I say that, even though I know bitcoin is the type of asset that can drop 50% tomorrow if some foolish trader gets overleveraged. That’s what we saw happen in March, when bitcoin dropped more than 50%.

But the recovery was swift. Bitcoin was back at $10,000 in less than two months.

So no matter what happens over the short term, I’ll still stand by the statement that bitcoin is cheap right now. In fact, I’ll say it’s more undervalued now than it was two years ago, when it was trading around $3,000.

Why is it more undervalued now?

Back then, we didn’t know for sure if institutions would come in. We didn’t know if governments would outlaw crypto. We didn’t know if banks would ever accept digital assets like crypto.

But now, we do.

So much of the uncertainty that came with owning bitcoin back then has been removed… And yet, bitcoin’s price isn’t reflecting the removal of that uncertainty.

That’s why last Wednesday, I filmed a special video for my Palm Beach Confidential subscribers, pounding the table on bitcoin and the broad crypto market. (Paid-up subscribers can watch the video right here.)

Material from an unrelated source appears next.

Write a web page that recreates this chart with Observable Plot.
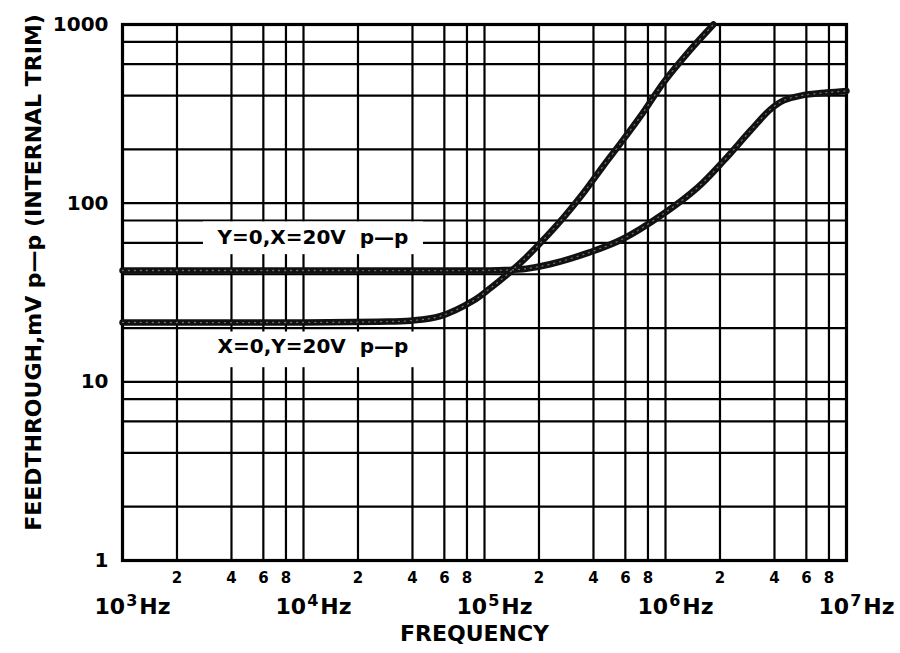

Since then, bitcoin has gone from around $9,300 to as high as $10,832. Our other holdings, like ether (the native token of the Ethereum blockchain), are up even more. Ether is up over 32% since I published my bullish video.

If you’ve been holding back on getting involved in crypto, now’s the time to get back in.

Crypto prices are on the doorstep of exploding higher. And once they do… there’s no bringing them back. The price you pay today could look very cheap three months from now.

Friends, you’re going to look back – if you don’t take advantage now – and think, “How did I miss that? How did I not see that? How did I not see that hundreds of millions of new people were going to come into this asset class?”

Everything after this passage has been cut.